According to the scientists, Io’s extreme geologic activity is the result of tidal heating caused by friction generated within the moon’s interior as it is pulled between Jupiter and the planet's other Galilean moons, including Europa, Ganymede and Callisto. The latest discovery of three volcanic eruptions on Io led astronomers to speculate that such explosions, which can eject material hundreds of miles above the satellite's surface, might be much more common than previously believed.
“Here we had three extremely bright outbursts, which suggest that if we looked more frequently we might see many more of them on Io,” Imke de Pater, a professor at the University of California, Berkeley, and the lead author of one of two papers describing the eruptions, said in a statement.
Io, the innermost of Jupiter’s four moons, has a diameter of nearly 2,300 miles and is the fourth-largest moon in the solar system. It is the only known place in the solar system -- other than Earth -- with volcanoes erupting extremely hot lava.
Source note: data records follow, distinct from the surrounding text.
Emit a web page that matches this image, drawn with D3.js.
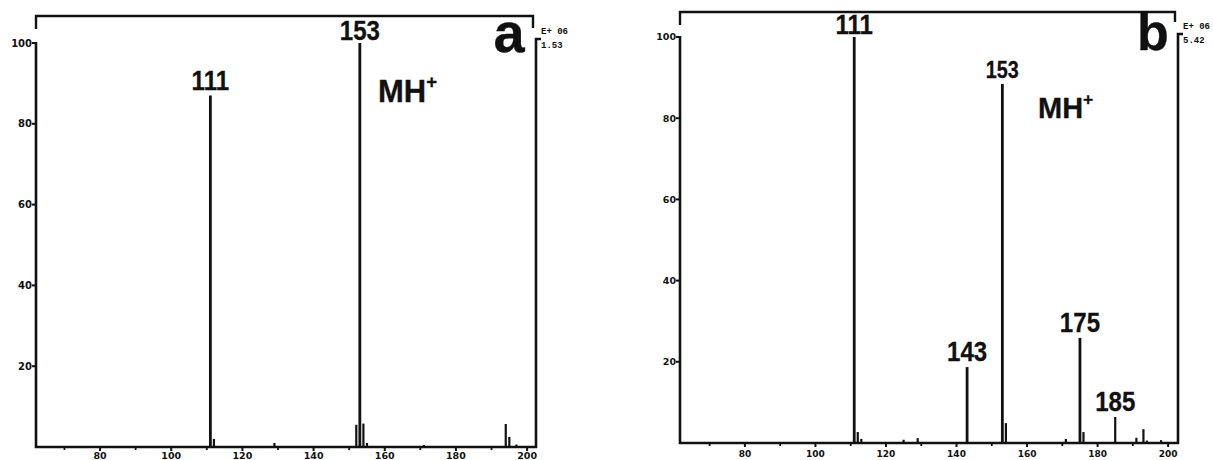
<!DOCTYPE html>
<html>
<head>
<meta charset="utf-8">
<script src="https://cdn.jsdelivr.net/npm/d3@7"></script>
<style>
  body { margin: 0; background: #fff; }
  svg { display: block; }
  .tick-label { font-family: "DejaVu Sans", sans-serif; font-weight: bold; fill: #111; }
  .peak-label { font-family: "Liberation Sans", Arial, sans-serif; font-weight: bold; fill: #111; stroke: #111; stroke-width: 0.3px; }
  .scale-label { font-family: "Liberation Mono", monospace; font-weight: bold; font-size: 9px; fill: #111; }
</style>
</head>
<body>
<div id="chartContainer"></div>
<script>
// Data (m/z, relative abundance %)
const mzA = [111, 112, 129, 152, 153, 154, 155, 171, 194, 195, 197];
const intA = [87, 2, 1, 5.5, 100, 5.8, 1, 0.5, 5.7, 2.5, 0.6];
const labelsA = [111, 153];

const mzB = [111, 112, 113, 125, 129, 143, 153, 154, 171, 175, 176, 185, 191, 193, 194, 198];
const intB = [100, 2.7, 1, 0.8, 1.2, 18.7, 88.4, 4.9, 1, 25.9, 2.7, 6.4, 1.3, 3.4, 0.6, 0.7];
const labelsB = [111, 143, 153, 175, 185];

const yTicks = [20, 40, 60, 80, 100];
const xTicks = [80, 100, 120, 140, 160, 180, 200];
const xMinor = [70, 90, 110, 130, 150, 170, 190];

const panelNames = ['a', 'b'];
const scaleExp = ['E+ 06', 'E+ 06'];
const scaleVal = ['1.53', '5.42'];

const width = 1213;
const height = 460;

const svg = d3
  .select('#chartContainer')
  .append('svg')
  .attr('width', width)
  .attr('height', height);

svg.append('rect').attr('width', width).attr('height', height).attr('fill', '#fff');

// layout of each panel (pixel boxes)
const panels = [
  {
    mz: mzA, ab: intA, labels: labelsA, name: panelNames[0], exp: scaleExp[0], val: scaleVal[0],
    xDom: [62, 202.5], xRange: [36, 536], yRange: [447, 43], top: 16, drop: 13, rDrop: 12,
    bracketY: 39, nameX: 509, nameY: 52, nameSize: 56, mhX: 378, mhY: 102, mhSize: 31,
    yFont: 10, xFont: 9.5, xLabelY: 12, small153: false
  },
  {
    mz: mzB, ab: intB, labels: labelsB, name: panelNames[1], exp: scaleExp[1], val: scaleVal[1],
    xDom: [61.6, 202.8], xRange: [680, 1178], yRange: [443, 37], top: 12, drop: 13, rDrop: 10,
    bracketY: 34, nameX: 1153, nameY: 50, nameSize: 52, mhX: 1038, mhY: 118, mhSize: 29,
    yFont: 9.5, xFont: 9, xLabelY: 14, small153: true
  }
];

panels.forEach(p => {
  const g = svg.append('g');
  const x = d3.scaleLinear().domain(p.xDom).range(p.xRange);
  const y = d3.scaleLinear().domain([0, 100]).range(p.yRange);
  const x0 = p.xRange[0];
  const x1 = p.xRange[1];
  const base = y(0);

  // top bracket
  g.append('path')
    .attr('d', `M${x0},${p.top + p.drop}V${p.top}H${x1 - 3}V${p.top + p.rDrop}`)
    .attr('fill', 'none')
    .attr('stroke', '#111')
    .attr('stroke-width', 2.4);

  // frame: left axis, baseline, right side
  g.append('path')
    .attr('d', `M${x0},${y(100) - 1}V${base}H${x1}V${p.bracketY}h5`)
    .attr('fill', 'none')
    .attr('stroke', '#111')
    .attr('stroke-width', 2.6);

  // y ticks
  yTicks.forEach(t => {
    g.append('line')
      .attr('x1', x0 - 4).attr('x2', x0)
      .attr('y1', y(t)).attr('y2', y(t))
      .attr('stroke', '#111').attr('stroke-width', 2);
    g.append('text')
      .attr('class', 'tick-label')
      .attr('x', x0 - 4)
      .attr('y', y(t) + p.yFont * 0.36)
      .attr('text-anchor', 'end')
      .style('font-size', p.yFont + 'px')
      .text(t);
  });

  // x ticks
  xTicks.forEach(t => {
    g.append('line')
      .attr('x1', x(t)).attr('x2', x(t))
      .attr('y1', base).attr('y2', base + 4)
      .attr('stroke', '#111').attr('stroke-width', 2);
    g.append('text')
      .attr('class', 'tick-label')
      .attr('x', x(t))
      .attr('y', base + p.xLabelY)
      .attr('text-anchor', 'middle')
      .style('font-size', p.xFont + 'px')
      .text(t);
  });
  xMinor.forEach(t => {
    g.append('line')
      .attr('x1', x(t)).attr('x2', x(t))
      .attr('y1', base).attr('y2', base + 3)
      .attr('stroke', '#111').attr('stroke-width', 1.8);
  });

  // peaks
  const data = p.mz.map((m, i) => ({ mz: m, ab: p.ab[i] }));
  g.selectAll('.peak')
    .data(data)
    .enter()
    .append('line')
    .attr('class', 'peak')
    .attr('x1', d => x(d.mz)).attr('x2', d => x(d.mz))
    .attr('y1', base).attr('y2', d => y(d.ab))
    .attr('stroke', '#111')
    .attr('stroke-width', d => (d.ab > 10 ? 2.8 : 2.2));

  // peak labels
  data.filter(d => p.labels.includes(d.mz)).forEach(d => {
    const small = p.small153 && d.mz === 153;
    const size = small ? 23 : 28;
    const gap = d.ab >= 99 ? 3 : 6;
    g.append('text')
      .attr('class', 'peak-label')
      .attr('transform', `translate(${x(d.mz)},${y(d.ab) - gap}) scale(0.86,1)`)
      .attr('text-anchor', 'middle')
      .style('font-size', size + 'px')
      .text(d.mz);
  });

  // MH+ label
  const mh = g.append('text')
    .attr('class', 'peak-label')
    .attr('x', p.mhX)
    .attr('y', p.mhY)
    .style('font-size', p.mhSize + 'px')
    .text('MH');
  mh.append('tspan')
    .attr('dy', -p.mhSize * 0.45)
    .style('font-size', (p.mhSize * 0.6) + 'px')
    .text('+');

  // panel letter
  g.append('text')
    .attr('class', 'peak-label')
    .attr('x', p.nameX)
    .attr('y', p.nameY)
    .attr('text-anchor', 'middle')
    .style('font-size', p.nameSize + 'px')
    .text(p.name);

  // intensity scale
  g.append('text')
    .attr('class', 'scale-label')
    .attr('x', x1 + 5)
    .attr('y', p.bracketY - 5)
    .text(p.exp);
  g.append('text')
    .attr('class', 'scale-label')
    .attr('x', x1 + 5)
    .attr('y', p.bracketY + 9)
    .text(p.val);
});
</script>
</body>
</html>
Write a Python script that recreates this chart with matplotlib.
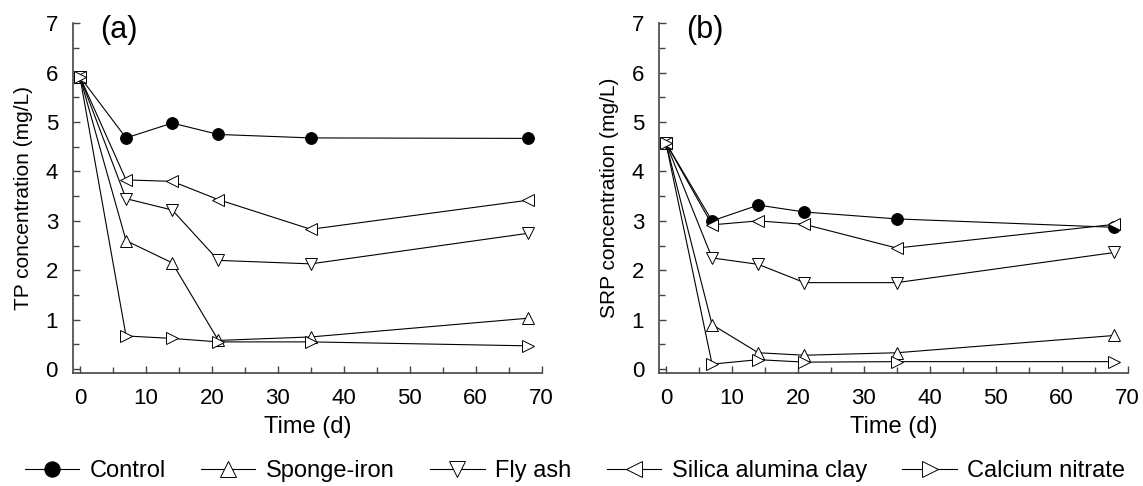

Because of Io's low gravity, large eruptions throw volcanic material high into space, creating an umbrella of debris.
De Pater discovered the first two eruptions on Aug. 15, 2013 in Io’s southern hemisphere with the brighter one producing a 50-square-mile lava flow while the other eruption produced flows covering 120 square miles.
The third and the largest eruption -- one of the brightest ever seen on Io -- was discovered on Aug. 29, and further analysis helped the astronomers determine that the temperature of the eruption was likely much higher than typical eruption temperatures currently being recorded on Earth.
This extremely high temperature is "indicative of a composition of the magma that on Earth only occurred in our planet’s formative years," de Pater said.
The astronomers have also developed models to predict the volume of magma spewed during an eruption, which is expected to help them “understand the processes that helped shape the surfaces of all the terrestrial planets, including Earth, and the moon.”